Ailments: The Airedale is normally a fit healthy dog who rarely requires to visit the vet other than for annual health checks and vaccinations. There are a few breed-specific problems and choosing a pup from healthy stock will reduce the possibility of these arising. Skin irritations, particularly when the dog is not adequately groomed, can be a problem and older dogs may develop tumours.

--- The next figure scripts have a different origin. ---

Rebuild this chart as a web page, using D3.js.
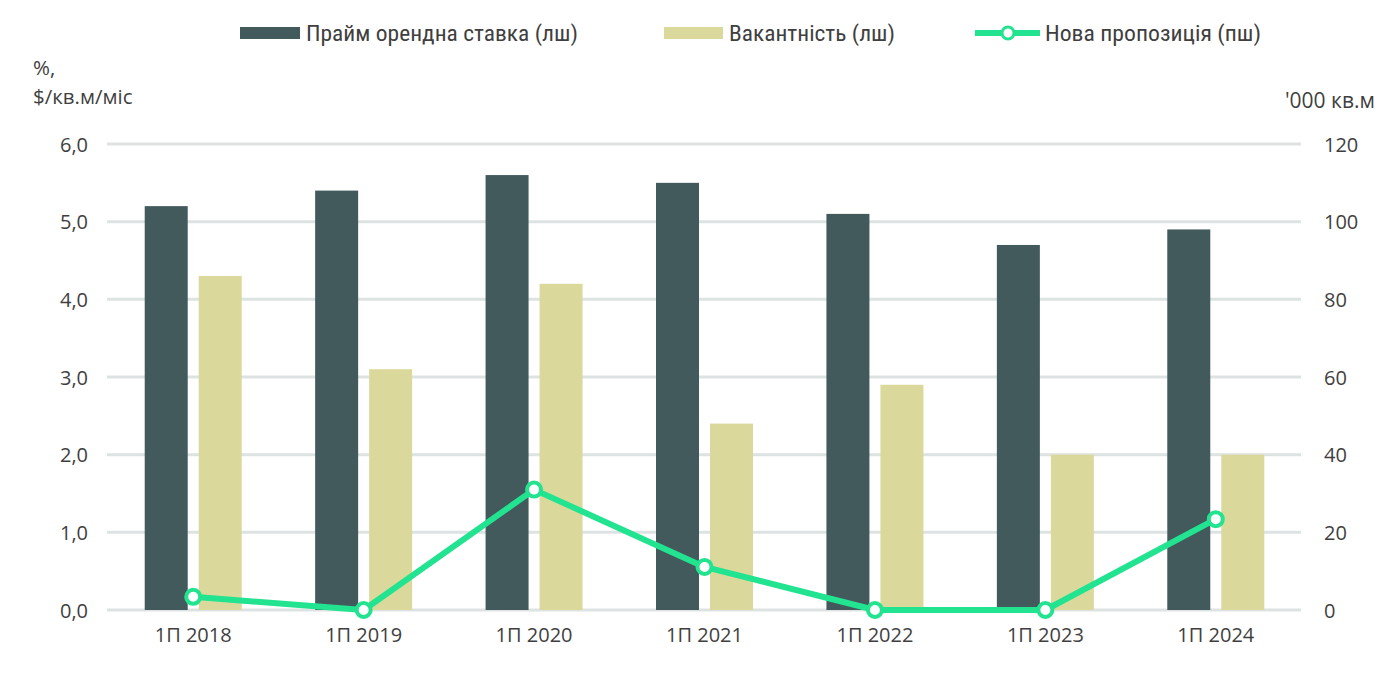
<!DOCTYPE html>
<html>
<head>
<meta charset="utf-8">
<script src="https://cdn.jsdelivr.net/npm/d3@7"></script>
<style>
  body { margin: 0; background: #fff; }
  svg text { font-family: "Open Sans", "Noto Sans", sans-serif; fill: #3f3f3f; }
  .legend text { font-family: "Liberation Sans Narrow", "Roboto Condensed", "Roboto", sans-serif; }
</style>
</head>
<body>
<svg width="1400" height="674"></svg>
<script>
const categories = ["1П 2018", "1П 2019", "1П 2020", "1П 2021", "1П 2022", "1П 2023", "1П 2024"];
const rentValues = [5.2, 5.4, 5.6, 5.5, 5.1, 4.7, 4.9];
const vacancyValues = [4.3, 3.1, 4.2, 2.4, 2.9, 2.0, 2.0];
const supplyValues = [3.4, 0, 31, 11.1, 0, 0, 23.4];
const leftTicks = [0, 1, 2, 3, 4, 5, 6];
const rightTicks = [0, 20, 40, 60, 80, 100, 120];
const seriesNames = ["Прайм орендна ставка (лш)", "Вакантність (лш)", "Нова пропозиція (пш)"];

const colDark = "#435a5c", colLight = "#dbd89c", colLine = "#22e38f";

const svg = d3.select("svg");
const margin = {top: 144, bottom: 64, left: 108, right: 99};
const plotW = 1400 - margin.left - margin.right;
const plotH = 674 - margin.top - margin.bottom;

const g = svg.append("g").attr("transform", `translate(${margin.left}, ${margin.top})`);

const x = d3.scaleBand().domain(categories).range([0, plotW]).padding(0);
const yL = d3.scaleLinear().domain([0, 6]).range([plotH, 0]);
const yR = d3.scaleLinear().domain([0, 120]).range([plotH, 0]);

// gridlines
g.selectAll("line.grid").data(leftTicks).enter().append("line")
  .attr("class", "grid")
  .attr("x1", -1).attr("x2", plotW)
  .attr("y1", d => yL(d)).attr("y2", d => yL(d))
  .attr("stroke", "#dde3e2").attr("stroke-width", 3);

// left axis
const leftAxis = g.append("g").call(d3.axisLeft(yL).tickValues(leftTicks)
    .tickFormat(d => d3.format(".1f")(d).replace(".", ",")).tickSize(0).tickPadding(20));
leftAxis.select(".domain").remove();
leftAxis.selectAll("text").attr("font-size", "20px").attr("dy", "0.35em");

// right axis
const rightAxis = g.append("g").attr("transform", `translate(${plotW}, 0)`)
  .call(d3.axisRight(yR).tickValues(rightTicks).tickSize(0).tickPadding(23));
rightAxis.select(".domain").remove();
rightAxis.selectAll("text").attr("font-size", "20px").attr("dy", "0.35em");

// x axis
const xAxis = g.append("g").attr("transform", `translate(0, ${plotH})`)
  .call(d3.axisBottom(x).tickSize(0).tickPadding(18));
xAxis.select(".domain").remove();
xAxis.selectAll("text").attr("font-size", "20px");

// bars
const barW = 43, gap = 11;
g.selectAll("rect.rent").data(categories).enter().append("rect")
  .attr("x", (d) => x(d) + x.bandwidth() / 2 - gap / 2 - barW)
  .attr("y", (d, i) => yL(rentValues[i]))
  .attr("width", barW)
  .attr("height", (d, i) => plotH - yL(rentValues[i]))
  .attr("fill", colDark);

g.selectAll("rect.vac").data(categories).enter().append("rect")
  .attr("x", (d) => x(d) + x.bandwidth() / 2 + gap / 2)
  .attr("y", (d, i) => yL(vacancyValues[i]))
  .attr("width", barW)
  .attr("height", (d, i) => plotH - yL(vacancyValues[i]))
  .attr("fill", colLight);

// line
const line = d3.line()
  .x((d, i) => x(categories[i]) + x.bandwidth() / 2)
  .y(d => yR(d));
g.append("path").datum(supplyValues)
  .attr("d", line).attr("fill", "none")
  .attr("stroke", colLine).attr("stroke-width", 6).attr("stroke-linejoin", "round");
g.selectAll("circle.pt").data(supplyValues).enter().append("circle")
  .attr("cx", (d, i) => x(categories[i]) + x.bandwidth() / 2)
  .attr("cy", d => yR(d))
  .attr("r", 7)
  .attr("fill", "#fff").attr("stroke", colLine).attr("stroke-width", 4);

// axis titles
svg.append("text").attr("x", 33).attr("y", 75).attr("font-size", "20.5px").text("%,");
svg.append("text").attr("x", 33).attr("y", 104).attr("font-size", "20.5px").text("$/кв.м/міс");
svg.append("text").attr("x", 1285).attr("y", 108).attr("font-size", "21px").text("'000 кв.м");

// legend
const legend = svg.append("g").attr("class", "legend");
const legX = [240, 664, 975];
legend.append("rect").attr("x", legX[0]).attr("y", 27).attr("width", 60).attr("height", 12).attr("fill", colDark);
legend.append("rect").attr("x", legX[1]).attr("y", 27).attr("width", 59).attr("height", 12).attr("fill", colLight);
legend.append("line").attr("x1", legX[2]).attr("x2", legX[2] + 65).attr("y1", 33).attr("y2", 33)
  .attr("stroke", colLine).attr("stroke-width", 6);
legend.append("circle").attr("cx", legX[2] + 33).attr("cy", 33).attr("r", 6)
  .attr("fill", "#fff").attr("stroke", colLine).attr("stroke-width", 3);
const legTextX = [306, 729, 1045];
const legTextW = [272, 166, 216];
legend.selectAll("text").data(seriesNames).enter().append("text")
  .attr("x", (d, i) => legTextX[i]).attr("y", 41)
  .attr("font-size", "22px")
  .attr("textLength", (d, i) => legTextW[i])
  .attr("lengthAdjust", "spacingAndGlyphs")
  .text(d => d);
</script>
</body>
</html>
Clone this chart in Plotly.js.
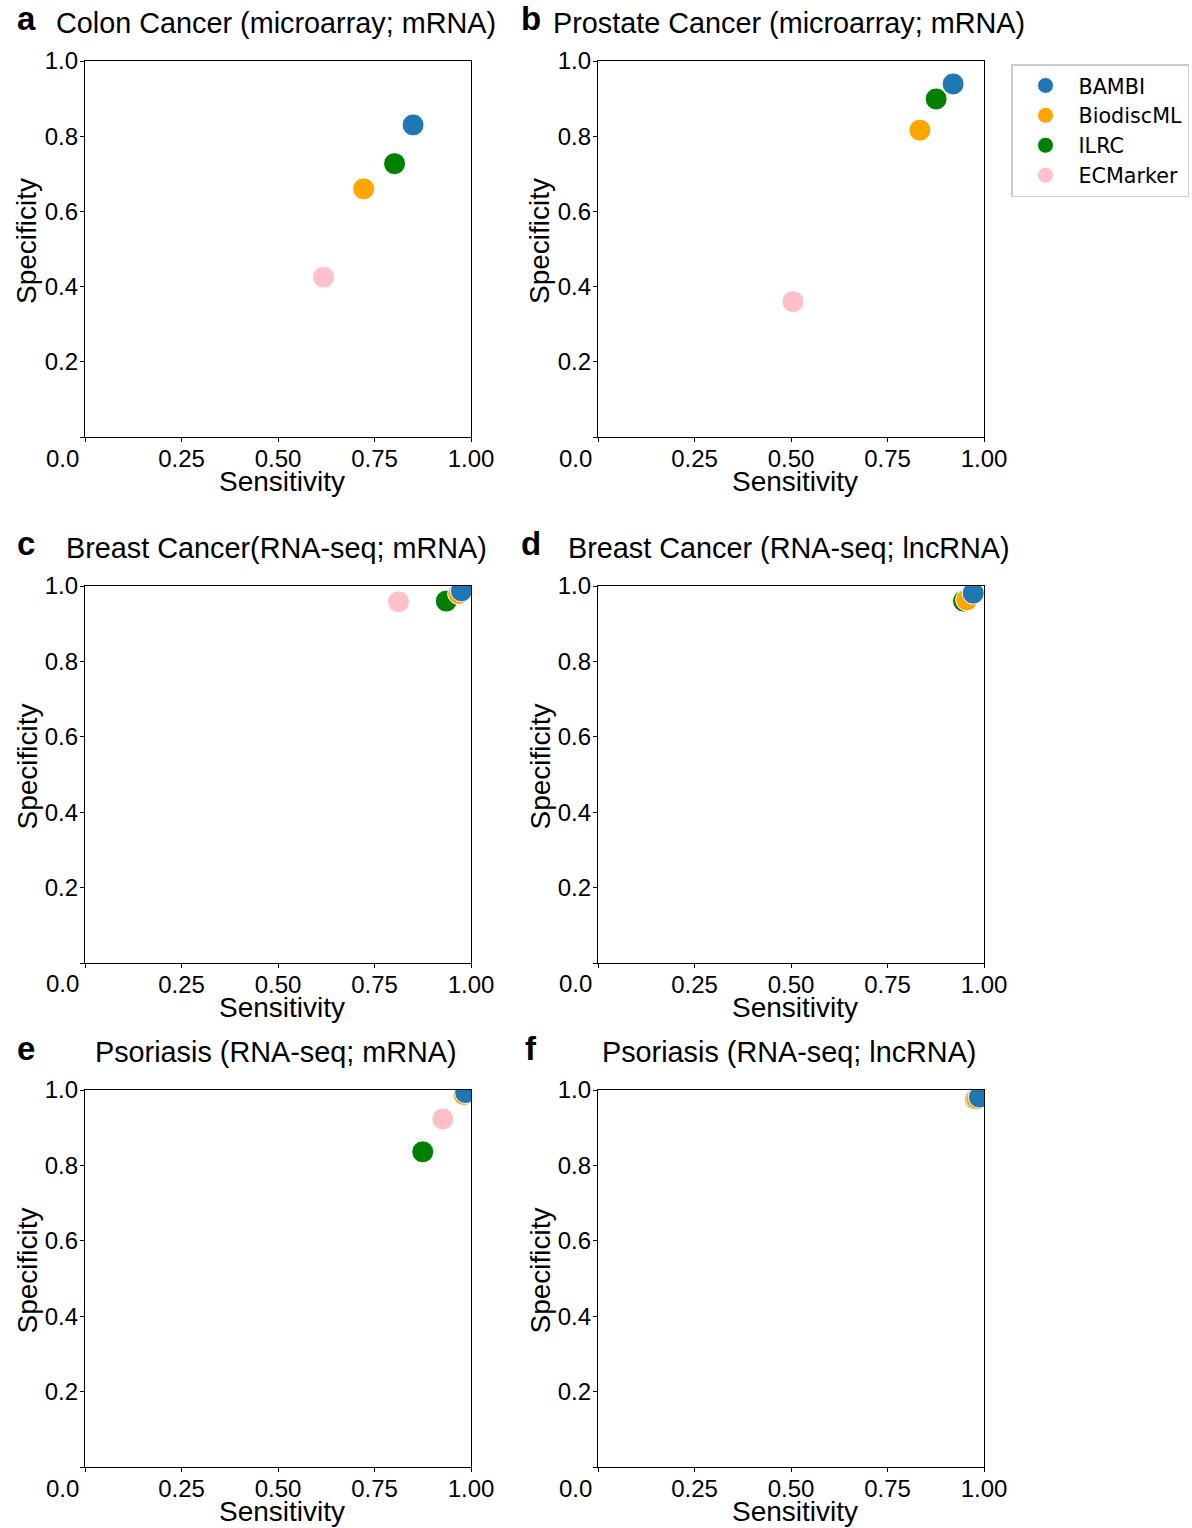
<!DOCTYPE html>
<html>
<head>
<meta charset="utf-8">
<script src="https://cdn.plot.ly/plotly-3.0.1.min.js"></script>
<style>html,body{margin:0;padding:0;background:#fff}#chart{width:1192px;height:1528px}</style>
</head>
<body>
<div id="chart"></div>
<script>
// ---- data ----
const methods = ["BAMBI", "BiodiscML", "ILRC", "ECMarker"];
const methodColors = ["#1f77b4", "#FFA500", "#008000", "#FFC0CB"];
const panelLetters = ["a", "b", "c", "d", "e", "f"];
const panelTitles = [
  "Colon Cancer (microarray; mRNA)",
  "Prostate Cancer (microarray; mRNA)",
  "Breast Cancer(RNA-seq; mRNA)",
  "Breast Cancer (RNA-seq; lncRNA)",
  "Psoriasis (RNA-seq; mRNA)",
  "Psoriasis (RNA-seq; lncRNA)"
];
const xAxisTitle = "Sensitivity";
const yAxisTitle = "Specificity";
// sensitivity / specificity per panel, order = methods
const sensA = [0.850, 0.722, 0.802, 0.618];
const specA = [0.830, 0.660, 0.727, 0.425];
const sensB = [0.920, 0.834, 0.876, 0.505];
const specB = [0.939, 0.816, 0.899, 0.360];
const sensC = [0.975, 0.968, 0.936, 0.812];
const specC = [0.987, 0.980, 0.960, 0.958];
const sensD = [0.972, 0.955, 0.947, 0.947];
const specD = [0.981, 0.963, 0.960, 0.960];
const sensE = [0.986, 0.982, 0.875, 0.927];
const specE = [0.993, 0.988, 0.836, 0.923];
const sensF = [0.988, 0.981, 0.978, 0.978];
const specF = [0.981, 0.977, 0.976, 0.976];
const xTickVals = [0, 0.25, 0.5, 0.75, 1.0];
const xTickText = ["", "0.25", "0.50", "0.75", "1.00"];
const yTickVals = [0, 0.2, 0.4, 0.6, 0.8, 1.0];
const yTickText = ["", "0.2", "0.4", "0.6", "0.8", "1.0"];

const sensAll = [sensA, sensB, sensC, sensD, sensE, sensF];
const specAll = [specA, specB, specC, specD, specE, specF];

// ---- layout geometry (px) ----
const W = 1192, H = 1528;
const colX = [[85, 471], [598, 984]];
const rowY = [[61, 437], [586, 963], [1090, 1467]];
const FONT = "Liberation Sans, Arial, Helvetica, sans-serif";

const traces = [];
const layout = {
  width: W, height: H,
  margin: {l: 0, r: 0, t: 0, b: 0},
  paper_bgcolor: "#fff", plot_bgcolor: "#fff",
  showlegend: true,
  font: {family: FONT, size: 24, color: "#000"},
  legend: {
    x: 1011 / W, y: 1 - 64 / H, xanchor: "left", yanchor: "top",
    bordercolor: "#cccccc", borderwidth: 1.5, bgcolor: "#fff",
    font: {family: "DejaVu Sans, sans-serif", size: 20.7, color: "#000"},
    traceorder: "grouped", tracegroupgap: 0, itemsizing: "trace", itemwidth: 56
  },
  annotations: []
};

for (let p = 0; p < 6; p++) {
  const col = p % 2, row = Math.floor(p / 2);
  const ax = p === 0 ? "" : String(p + 1);
  const [x0, x1] = colX[col];
  const [yt, yb] = rowY[row];
  const xc = (x0 + x1) / 2, yc = (yt + yb) / 2;
  layout["xaxis" + ax] = {
    domain: [x0 / W, x1 / W], anchor: "y" + ax,
    range: [0, 1], tickvals: xTickVals, ticktext: xTickText,
    showgrid: false, zeroline: false, showline: true, mirror: true,
    linecolor: "#000", linewidth: 1.2, ticks: "outside", ticklen: 4, tickcolor: "#000",
    tickfont: {size: 24, family: FONT}, ticklabelstandoff: -4,
    automargin: false
  };
  layout["yaxis" + ax] = {
    domain: [1 - yb / H, 1 - yt / H], anchor: "x" + ax,
    range: [0, 1], tickvals: yTickVals, ticktext: yTickText,
    showgrid: false, zeroline: false, showline: true, mirror: true,
    linecolor: "#000", linewidth: 1.2, ticks: "outside", ticklen: 4, tickcolor: "#000",
    tickfont: {size: 24, family: FONT}, ticklabelstandoff: -3,
    automargin: false
  };
  // corner "0.0" label
  layout.annotations.push({
    xref: "paper", yref: "paper", x: (x0 - 4) / W, y: 1 - (yb + 21) / H,
    xanchor: "right", yanchor: "middle", showarrow: false,
    text: "0.0", font: {size: 24, family: FONT, color: "#000"}
  });
  // x axis title
  layout.annotations.push({
    xref: "paper", yref: "paper", x: (xc + 4) / W, y: 1 - (yb + 44) / H,
    xanchor: "center", yanchor: "middle", showarrow: false,
    text: xAxisTitle, font: {size: 28, family: FONT, color: "#000"}
  });
  // y axis title
  layout.annotations.push({
    xref: "paper", yref: "paper", x: (col === 0 ? 27 : 540) / W, y: 1 - (yc - 8) / H,
    xanchor: "center", yanchor: "middle", showarrow: false, textangle: -90,
    text: yAxisTitle, font: {size: 28, family: FONT, color: "#000"}
  });
  // panel title
  layout.annotations.push({
    xref: "paper", yref: "paper", x: (xc - 2) / W, y: 1 - (yt - 38) / H,
    xanchor: "center", yanchor: "middle", showarrow: false,
    text: panelTitles[p], font: {size: 28.8, family: FONT, color: "#000"}
  });
  // panel letter
  layout.annotations.push({
    xref: "paper", yref: "paper", x: (col === 0 ? 26 : 531) / W, y: 1 - (yt - 42) / H,
    xanchor: "center", yanchor: "middle", showarrow: false,
    text: "<b>" + panelLetters[p] + "</b>", font: {size: 33, family: FONT, color: "#000"}
  });
  // traces (drawn last-to-first so BAMBI is on top)
  for (let j = methods.length - 1; j >= 0; j--) {
    traces.push({
      type: "scatter", mode: "markers",
      x: [sensAll[p][j]], y: [specAll[p][j]],
      xaxis: "x" + ax, yaxis: "y" + ax,
      name: methods[j], legendgroup: methods[j], legendrank: j + 1,
      showlegend: p === 0,
      marker: {color: methodColors[j], size: 22, line: {color: "#fff", width: 1}},
      cliponaxis: true, hoverinfo: "x+y+name"
    });
  }
}

Plotly.newPlot("chart", traces, layout, {staticPlot: true});
</script>
</body>
</html>
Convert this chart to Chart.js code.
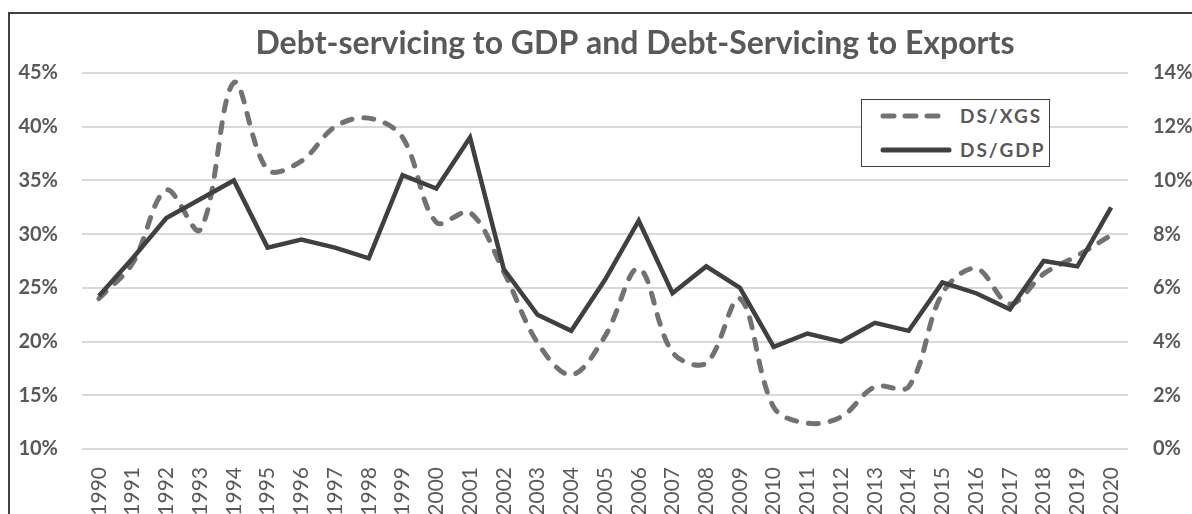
<!DOCTYPE html>
<html>
<head>
<meta charset="utf-8">
<script src="https://cdn.jsdelivr.net/npm/chart.js@4.4.1/dist/chart.umd.min.js"></script>
<style>
  html, body { margin: 0; padding: 0; background: #fff; overflow: hidden; }
  #wrap { position: relative; width: 1192px; height: 514px; overflow: hidden; }
  #frame { position: absolute; left: 8px; top: 12px; width: 1300px; height: 600px; border: 2px solid #404040; box-sizing: border-box; }
  #cv { position: absolute; left: 0; top: 0; }
  #legend { position: absolute; left: 861px; top: 99px; width: 189px; height: 68px; box-sizing: border-box;
            border: 1.5px solid #404040; background: #fff; font-family: Lato, sans-serif; }
  #legend svg { position: absolute; left: 18px; }
  #legend span { position: absolute; left: 98px; font-weight: bold; font-size: 19px; line-height: 20px;
                 letter-spacing: 2px; color: #595959; white-space: nowrap; }
</style>
</head>
<body>
<div id="wrap">
  <div id="frame"></div>
  <canvas id="cv" width="1192" height="530" style="width:1192px;height:530px"></canvas>
  <div id="legend"></div>
</div>
<script>
// categories
var years = ["1990","1991","1992","1993","1994","1995","1996","1997","1998","1999",
             "2000","2001","2002","2003","2004","2005","2006","2007","2008","2009",
             "2010","2011","2012","2013","2014","2015","2016","2017","2018","2019","2020"];

// debt service to exports of goods & services (left axis, %)
var ds_xgs = [24.0, 27.3, 34.1, 30.4, 44.1, 36.0, 36.8, 40.0, 40.8, 39.0,
              31.1, 32.0, 26.5, 19.9, 16.9, 20.5, 26.8, 19.0, 18.0, 24.0,
              13.9, 12.4, 13.0, 15.8, 15.8, 24.5, 26.8, 23.5, 26.3, 28.0, 29.9];

// debt service to GDP (right axis, %)
var ds_gdp = [5.7, 7.1, 8.6, 9.3, 10.0, 7.5, 7.8, 7.5, 7.1, 10.2,
              9.7, 11.6, 6.7, 5.0, 4.4, 6.3, 8.5, 5.8, 6.8, 6.0,
              3.8, 4.3, 4.0, 4.7, 4.4, 6.2, 5.8, 5.2, 7.0, 6.8, 9.0];

var titleText = "Debt-servicing to GDP and Debt-Servicing to Exports";

// title is drawn a bit right of centre, like the excel original
var titlePlugin = {
  id: "offsetTitle",
  afterDraw: function(chart) {
    var ctx = chart.ctx;
    ctx.save();
    ctx.font = "bold 32px Lato";
    ctx.fillStyle = "#595959";
    ctx.textAlign = "center";
    ctx.textBaseline = "alphabetic";
    ctx.fillText(titleText, 635, 54);
    ctx.restore();
  }
};

var chart = new Chart(document.getElementById("cv"), {
  type: "line",
  data: {
    labels: years,
    datasets: [
      {
        label: "DS/XGS",
        data: ds_xgs,
        yAxisID: "y",
        borderColor: "#767171",
        borderWidth: 5,
        borderDash: [10, 12],
        borderCapStyle: "round",
        tension: 0.35,
        pointRadius: 0,
        order: 2
      },
      {
        label: "DS/GDP",
        data: ds_gdp,
        yAxisID: "y1",
        borderColor: "#404040",
        borderWidth: 4.5,
        tension: 0,
        pointRadius: 0,
        order: 1
      }
    ]
  },
  options: {
    responsive: false,
    animation: false,
    layout: { padding: { top: 73, left: 0, right: 0, bottom: 0 } },
    plugins: { legend: { display: false }, title: { display: false }, tooltip: { enabled: false } },
    scales: {
      x: {
        offset: true,
        grid: { display: false, drawTicks: false },
        border: { display: false },
        ticks: {
          autoSkip: false, maxRotation: 90, minRotation: 90, padding: 18,
          color: "#595959", font: { family: "Lato", size: 21 }
        },
        afterFit: function(s) { s.height = 81; }
      },
      y: {
        position: "left",
        min: 10, max: 45,
        grid: { color: "#d9d9d9", lineWidth: 2, drawTicks: false },
        border: { display: false },
        ticks: {
          stepSize: 5, padding: 24, color: "#595959",
          font: { family: "Lato", size: 20, weight: "bold" },
          callback: function(v) { return v + "%"; }
        },
        afterFit: function(s) { s.width = 82; }
      },
      y1: {
        position: "right",
        min: 0, max: 14,
        grid: { display: false, drawTicks: false },
        border: { display: false },
        ticks: {
          stepSize: 2, padding: 25, color: "#595959",
          font: { family: "Lato", size: 20, weight: "bold" },
          callback: function(v) { return v + "%"; }
        },
        afterFit: function(s) { s.width = 64; }
      }
    }
  },
  plugins: [titlePlugin]
});

// html legend built from the datasets
var lg = document.getElementById("legend");
chart.data.datasets.forEach(function(ds, i) {
  var y = i === 0 ? 16 : 50;
  var len = ds.borderDash ? 58 : 66;
  var dash = ds.borderDash ? 'stroke-dasharray="11 11"' : "";
  var svg = '<svg style="top:' + (y - 5) + 'px" width="' + (len + 6) + '" height="10"><line x1="3" y1="5" x2="' + (len + 3) +
    '" y2="5" stroke="' + ds.borderColor + '" stroke-width="5" stroke-linecap="round" ' + dash + '/></svg>';
  lg.insertAdjacentHTML("beforeend", svg + '<span style="top:' + (y - 10) + 'px">' + ds.label + '</span>');
});
</script>
</body>
</html>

Common Ailments: Eye - Entropion, Brain (Congenital) - Cerebellar hypoplasia, Haemolymphatic - Bleeding disorders - Von Williebrands disease, Bones (Developmental) - Hip dysplasia, Endocrine - Pancreatic tumour (insulinoma), Haemolymphatic - Lymphadenopathy - Tumour (Lymphoma/Lymphosarcoma), Mouth - Malocclusion (Overshot or undershot jaw), Nose - Nasal tumours, Ruptures/Hernias - Umbilical hernia, Skin - Dermatitis - Acute moist ("wet eczema" or "hot spot"), Urogenital (Acquired) - Bladder tumour/polyp
Requirements: Airedales are not a particularly greedy or fussy eaters and
are therefore easy to feed. They are however well-built and very active dogs who require
reasonable amounts of good quality food to fuel their energy levels.
& Temperament: The Airedale is a friendly, adaptable and courageous
dog showing all the terrier characteristics. They need firm handling as they are naturally
dominant and can be stubborn, but normally they love to please and are obedient. They are
not very aggressive towards other dogs but will stand their ground if challenged. They are
fun-loving dogs and good with people. They make excellent family dogs, particularly good
with children and always ready to join in their games. They are devoted companions, ready
for a walk or a ride in the car at any time. They are protective towards their families
and homes and make good guard dogs.
Personal Protection: Medium
The Airedale should have a daily brush and comb to keep him looking smart. Regular
grooming will also lessen the occurrence of skin irritations. The coat is shed twice
yearly and professional stripping is advised at this time. As part of the daily routine
his feet should be checked for lumps of mud or matted hair and his ears, eyes and teeth
checked. It may be necessary to occasionally trim hair from in and around the ears and
teeth will benefit from regular cleaning.
Classification: The Airedale is the tallest member of the Terrier group.
Terriers are keen, intelligent and adaptable dogs and the Airedale is valued for these
characteristics. They are suitable as working dogs, when their waterproof double coat
ensures they perform well, both on land and in water, and as companion dogs.